Bayswater initiated its grass-roots leasing program in Howard County in 2016 and complemented its leasing effort with bolt-on producing property acquisitions. The company began drilling in 2018 and has since completed 20 horizontal wells, resulting in most acreage being held by production.
Although the company’s initial strategy was to acquire “tier II” properties, Bayswater’s geologic assessment of existing vertical wells indicated that “tier I” conditions existed in terms of organic content, thermal maturity and overall pay thickness, Dyer notes.
This year, the company will bring 27 new wells into production, more than doubling its well count, he reports. In late May, drilling was ongoing on the eight-well Fort Knox pad, and Bayswater plans to maintain a one- to two-rig program as long as prices and service costs remain favorable and the company can continue to meet internal rate-of-return targets, Dyer says.
Tested horizons include the Wolfcamp A, B and D and lower Sprayberry, with the Wolfcamp A and B yielding the best results, he says. Upper Wolfcamp wells usually take 20 days to cut oil and achieve peak rates of 750-1,000 bbl/d in 40-60 days before plateauing and declining, Dyer details.

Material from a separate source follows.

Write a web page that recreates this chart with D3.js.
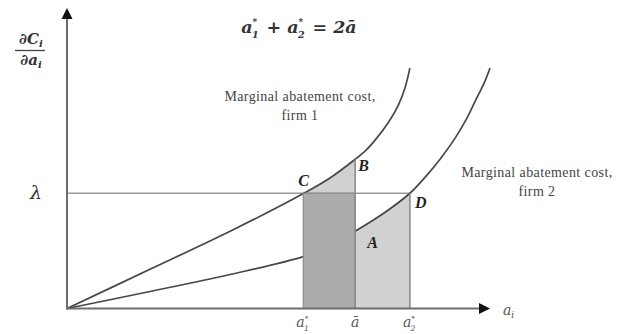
<!DOCTYPE html>
<html>
<head>
<meta charset="utf-8">
<script src="https://cdn.jsdelivr.net/npm/d3@7"></script>
<style>
  html, body { margin: 0; padding: 0; background: #fff; }
  svg { display: block; }
</style>
</head>
<body>
<svg id="chart" width="621" height="334"></svg>
<script>
// Abatement levels (horizontal) and marginal abatement cost (vertical)
const firm1Abatement = [0, 1.44, 2.83, 4.11, 4.57, 5.0, 5.19, 5.36, 5.57, 5.75, 5.87, 5.95];
const firm1Cost      = [0, 1.36, 2.68, 4.0, 4.54, 5.18, 5.50, 5.88, 6.44, 7.06, 7.69, 8.35];
const firm2Abatement = [0, 1.44, 2.83, 4.11, 4.57, 5.0, 5.52, 5.95, 6.22, 6.48, 6.74, 6.93, 7.10, 7.24, 7.34];
const firm2Cost      = [0, 0.59, 1.18, 1.81, 2.19, 2.68, 3.34, 4.0, 4.57, 5.20, 5.93, 6.57, 7.27, 7.83, 8.35];

// Key levels on the axes
const lambda = 4.0;          // common marginal cost (permit price)
const a1Star = 4.1;          // firm 1 abatement
const aBar = 5.0;            // uniform standard
const a2Star = 5.95;         // firm 2 abatement
const xMax = 7.34, yMax = 10.43;

const pointLabels = ["C", "B", "D", "A"];

const svg = d3.select("#chart");
const x = d3.scaleLinear().domain([0, xMax]).range([67, 490]);
const y = d3.scaleLinear().domain([0, yMax]).range([308.5, 8]);

const mac1 = firm1Abatement.map((a, i) => [a, firm1Cost[i]]);
const mac2 = firm2Abatement.map((a, i) => [a, firm2Cost[i]]);

const smooth = d3.curveCatmullRom.alpha(0.5);
const line = d3.line().x(d => x(d[0])).y(d => y(d[1])).curve(smooth);
const under = d3.area().x(d => x(d[0])).y0(y(0)).y1(d => y(d[1])).curve(smooth);

const defs = svg.append("defs");
defs.append("clipPath").attr("id", "under1").append("path").attr("d", under(mac1));
defs.append("clipPath").attr("id", "under2").append("path").attr("d", under(mac2));

const LIGHT = "#d1d1d1", DARK = "#ababab", EDGE = "#8c8c8c", CURVE = "#474747", AXIS = "#6e6e6e";

// Extra cost for firm 1 above lambda (between a1* and a-bar)
svg.append("rect")
  .attr("x", x(a1Star)).attr("width", x(aBar) - x(a1Star))
  .attr("y", y(yMax)).attr("height", y(lambda) - y(yMax))
  .attr("fill", LIGHT).attr("clip-path", "url(#under1)");

// Cost under firm 2's curve between a-bar and a2*
svg.append("rect")
  .attr("x", x(aBar)).attr("width", x(a2Star) - x(aBar))
  .attr("y", y(yMax)).attr("height", y(0) - y(yMax))
  .attr("fill", LIGHT).attr("clip-path", "url(#under2)");

// Lambda level
svg.append("line")
  .attr("x1", x(0)).attr("x2", x(a2Star))
  .attr("y1", y(lambda)).attr("y2", y(lambda))
  .attr("stroke", "#9a9a9a").attr("stroke-width", 1.6);

// Marginal abatement cost curves
svg.append("path").attr("d", line(mac1)).attr("fill", "none")
  .attr("stroke", CURVE).attr("stroke-width", 1.7);
svg.append("path").attr("d", line(mac2)).attr("fill", "none")
  .attr("stroke", CURVE).attr("stroke-width", 1.7);

// Rectangle lambda * (a-bar - a1*)
svg.append("rect")
  .attr("x", x(a1Star)).attr("width", x(aBar) - x(a1Star))
  .attr("y", y(lambda)).attr("height", y(0) - y(lambda))
  .attr("fill", DARK).attr("stroke", EDGE).attr("stroke-width", 1.2);

// Vertical guides at a-bar and a2*
const bCost = 5.18, dCost = lambda;
svg.append("line")
  .attr("x1", x(aBar)).attr("x2", x(aBar)).attr("y1", y(bCost)).attr("y2", y(0))
  .attr("stroke", EDGE).attr("stroke-width", 1.6);
svg.append("line")
  .attr("x1", x(a2Star)).attr("x2", x(a2Star)).attr("y1", y(dCost)).attr("y2", y(0))
  .attr("stroke", EDGE).attr("stroke-width", 1.6);

// Axes with arrow heads
svg.append("line")
  .attr("x1", x(0)).attr("x2", x(0)).attr("y1", y(0) + 1).attr("y2", y(yMax) + 8)
  .attr("stroke", AXIS).attr("stroke-width", 2);
svg.append("line")
  .attr("x1", x(0) - 1).attr("x2", x(xMax) - 8).attr("y1", y(0)).attr("y2", y(0))
  .attr("stroke", AXIS).attr("stroke-width", 2);
svg.append("path")
  .attr("d", `M${x(0)},${y(yMax)} l-5.5,11 l11,0 Z`).attr("fill", "#111");
svg.append("path")
  .attr("d", `M${x(xMax)},${y(0)} l-11,-5.5 l0,11 Z`).attr("fill", "#111");

const MATH = "'DejaVu Serif', 'Liberation Serif', serif";
const TEXT = "'Liberation Serif', 'Times New Roman', serif";

// Symbol "a" with a small star raised above its subscript index
function starred(t, idx, size) {
  t.append("tspan").text("a");
  t.append("tspan").attr("font-size", size * 0.5).attr("dy", -size * 0.45).text("*");
  t.append("tspan").attr("font-size", size * 0.55).attr("dx", -size * 0.3).attr("dy", size * 0.75).text(idx);
  t.append("tspan").attr("dy", -size * 0.3).text("\u200A");
}

// Title: a1* + a2* = 2ā
{
  const s = 17.5;
  const t = svg.append("text").attr("x", 299).attr("y", 33).attr("text-anchor", "middle")
    .attr("font-family", MATH).attr("font-weight", "bold").attr("font-style", "italic")
    .attr("font-size", s).attr("fill", "#333");
  starred(t, "1", s);
  t.append("tspan").text(" + ");
  starred(t, "2", s);
  t.append("tspan").text(" = 2\u0101");
}

// Y-axis title: ∂C_i / ∂a_i
{
  const g = svg.append("g").attr("font-family", MATH).attr("font-weight", "bold")
    .attr("font-style", "italic").attr("fill", "#333").attr("font-size", 15);
  const n = g.append("text").attr("x", 31).attr("y", 44).attr("text-anchor", "middle");
  n.append("tspan").text("\u2202C");
  n.append("tspan").attr("font-size", 10).attr("dy", 3).text("i");
  g.append("line").attr("x1", 15).attr("x2", 45).attr("y1", 50.5).attr("y2", 50.5)
    .attr("stroke", "#444").attr("stroke-width", 1.3);
  const d = g.append("text").attr("x", 31).attr("y", 65).attr("text-anchor", "middle");
  d.append("tspan").text("\u2202a");
  d.append("tspan").attr("font-size", 10).attr("dy", 3).text("i");
}

// Lambda
svg.append("text").attr("x", 36).attr("y", y(lambda) + 6).attr("text-anchor", "middle")
  .attr("font-family", MATH).attr("font-style", "italic").attr("font-size", 19)
  .attr("fill", "#333").text("\u03BB");

// Horizontal axis labels
{
  const s = 14;
  const mk = (xv) => svg.append("text").attr("x", x(xv)).attr("y", 327).attr("text-anchor", "middle")
    .attr("font-family", MATH).attr("font-style", "italic").attr("font-size", s).attr("fill", "#555");
  starred(mk(a1Star), "1", s);
  mk(aBar).text("\u0101");
  starred(mk(a2Star), "2", s);
  const ai = svg.append("text").attr("x", 503).attr("y", 315)
    .attr("font-family", MATH).attr("font-style", "italic").attr("font-size", s).attr("fill", "#555");
  ai.append("tspan").text("a");
  ai.append("tspan").attr("font-size", 9).attr("dy", 3).text("i");
}

// Point labels
const labelPos = [[a1Star, lambda, -5, -7], [aBar, bCost, 3, 12], [a2Star, dCost, 5, 15], [aBar, 2.68, 12, 17]];
svg.selectAll("text.pt").data(pointLabels).join("text").attr("class", "pt")
  .attr("x", (d, i) => x(labelPos[i][0]) + labelPos[i][2])
  .attr("y", (d, i) => y(labelPos[i][1]) + labelPos[i][3])
  .attr("font-family", TEXT).attr("font-weight", "bold").attr("font-style", "italic")
  .attr("font-size", 16).attr("fill", "#222").text(d => d);

// Curve captions
const captions = [
  { lines: ["Marginal abatement cost,", "firm 1"], cx: 300, y0: 101 },
  { lines: ["Marginal abatement cost,", "firm 2"], cx: 537, y0: 177 }
];
captions.forEach(c => {
  c.lines.forEach((l, i) => {
    svg.append("text").attr("x", c.cx).attr("y", c.y0 + i * 18.5).attr("text-anchor", "middle")
      .attr("font-family", TEXT).attr("font-size", 14).attr("letter-spacing", 0.4)
      .attr("fill", "#444").text(l);
  });
});
</script>
</body>
</html>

Because wells in the area are only slightly above normal pressure and get very little unassisted post-frac flow, Bayswater converts them to electric submersible pumps almost immediately, Dyer reports.
Although completion designs vary on a zone-by-zone basis due to differences in lithology, the basic frac design includes stage intervals of 165 feet with 2,200 pounds per foot of proppant and 50 barrels of fluid pumped at a rate of 100 bbl/minute. The slickwater fracs include 30% 100-mesh sand, with the remainder 40/70-mesh with a diverter pumped on all stages, he says.
Wells with 10,000-foot laterals are being drilled averaging 10 days from spud to rig release, he adds, with DC&E costs around $500 per lateral foot.
Bayswater has in inventory of approximately 44 half-mile wide by two-mile long DSUs resulting in an inventory of between 170 and 200 high-value undrilled locations, Dyer says. Infrastructure is being designed to service the 200 future locations regarding oil, gas and water takeaway, he adds.